Although I left Brownhills in 1960, I still think of it as my home town (despite having lived in Hednesford for some 44 years!), and since I finished work about 11 years ago, I’ve tried to have a walk around at least once a year. This has slipped a bit in the last two or three years but today I made it – complete with camera.
I parked at Chasewater, by the Innovation Centre, instead of at the Railway – makes a change – and my trusty hound and myself went back over the bridge and turned left on to the public footpath by the old trotting track.
The picture shows what’s left of the back straight. We went over to cross the A5 by the White Horse, and then on to the common.
This pic shows the common not far off the A5. When we were kids, this area was long, tufty grass with lots of small pools in and around – almost impossible to walk across – so a great deal of work has been done to get the ground up to this standard.
This is where the Brownhills St.
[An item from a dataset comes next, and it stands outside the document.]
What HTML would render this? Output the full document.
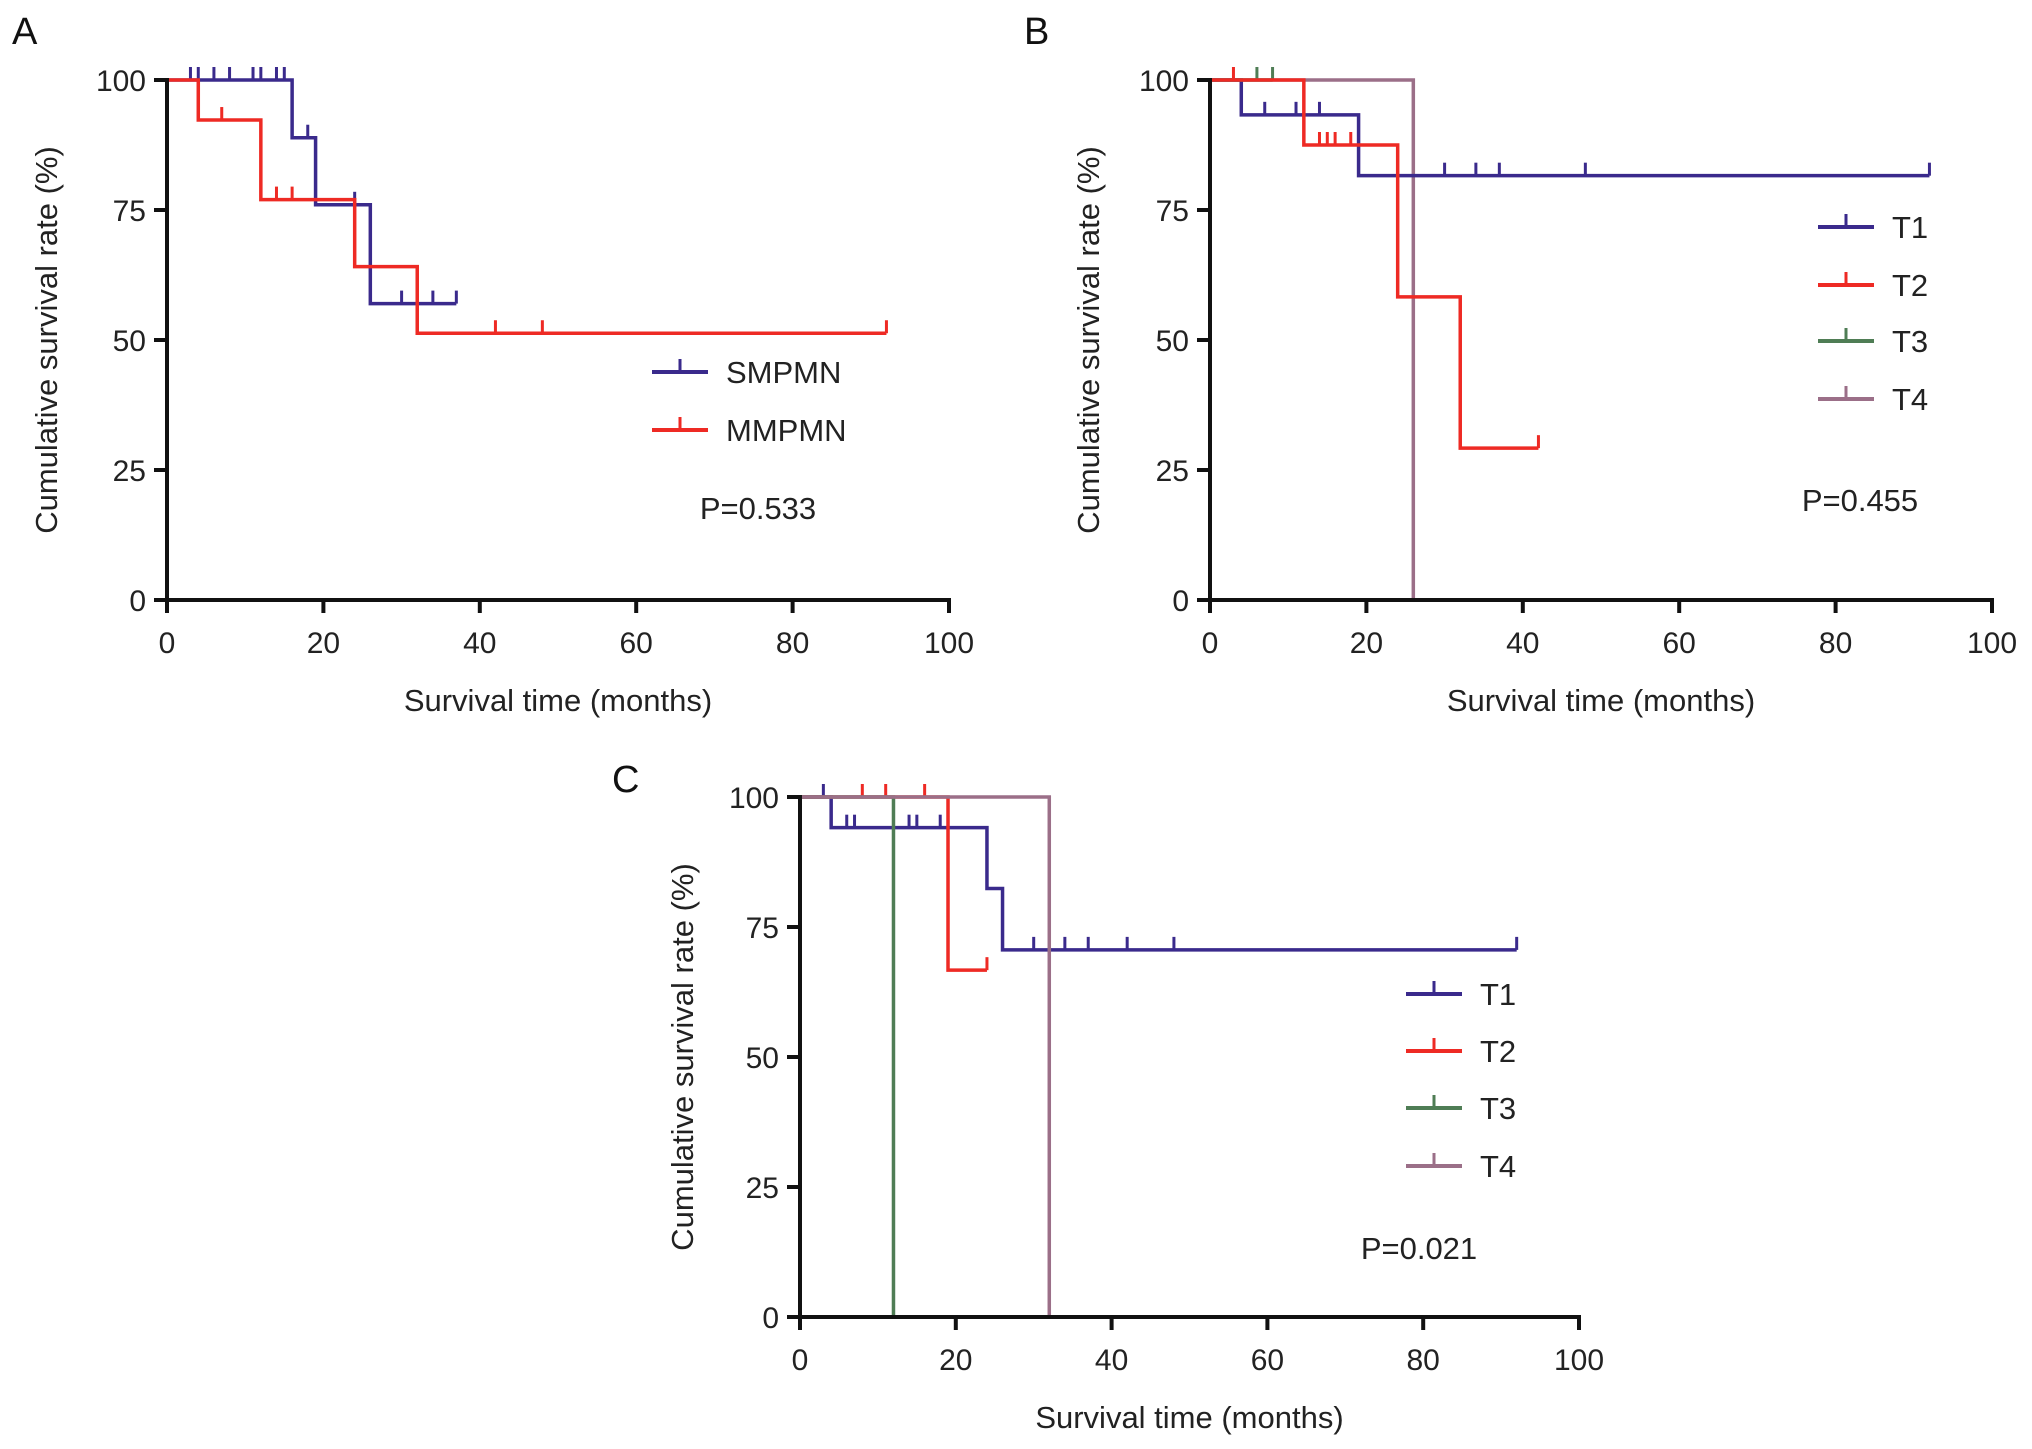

James football team first started playing. This is somewhere else where a lot of work has been done. We never had a surface to play on anything like this – talk about jealous!! Passing through the gate and into the park we came to another pitch we used to play on.
In fact, we were the first team to use it, the land the pitch is on was also reclaimed from long, tufty grass – you’d never believe it now. The only used to be a triangular path round the park leading from the entrance to some swings near the far gate, then across and along the fence by the cricket pitch to the ride called the ‘Boat’, then back to the entrance and the ‘Giant Stride’ and the ‘Witches Hat’.
On and out of the park and onto the Parade – an area that I don’t think too much of!
Again, when we were kids, we used to have a kick-about along this area. If I remember correctly, there was a well spaced row of trees on either side of the parade but the grass area was just that – open grass. Now there doesn’t seem to be any light along there, the grass struggles to grow and when the leaves fall it becomes something of a mess (just my opinion but I much preferred the open space).
Through Brownhills next, past the ‘Miner’ down the High Street and up Church Hill. Through the Church Yard and down Vicarage Road to Ogley Road. Turned left and went towards Newtown Bridge, getting on the canal side to walk back to Chasewater (I’ve got used to the name now, but when thinking back to Sunday afternoons of our youth, we still went for a walk ‘over the pool’ – a reference to the old name of ‘Norton Pool’).
Walking along the tow-path, it’s nice to see that some of the residents on the far bank have made a very neat job of running their gardens down to the canal-side.
Just putting my railway head on for a while, on the other side of this bridge, the railway and canal came together. It seems a shame that they both couldn’t have passed under the M6 Toll together, too. That bridge looks very wide just for a canal!
That’s the direction the railway used to take. A level crossing across the road and on to Anglesey Sidings. The next picture faces the other direction.
The track used to be here and a building which housed the old stables from way back. There’s plenty of room for a small station building and a run around loop, if only we could get there!
The old track bed is still there for a lot of the way, but as you can see in top right of this photo, the road runs on some of it before running down to the island at the access to the M6 Toll. Shame. Not far to go to Chasewater now, so back along the canal. passing what is left of the loading gantry and the overflow from Chasewater.
If the canal also gets full to overflowing, the water can run through the grating at the front of the picture and on to the low lying ground behind. Towards the basin and the start of the canal – where the water comes in from the reservoir.
It would be nice to think that, sometime in the future, if the Lichfield and Hatherton Canals Trust succeed in reopening the canal as far as Lichfield, and we at Chasewater Railway, should succeed in reaching the wharf, the basin would again be a hive of activity, this time for tourists. Well, we can but dream!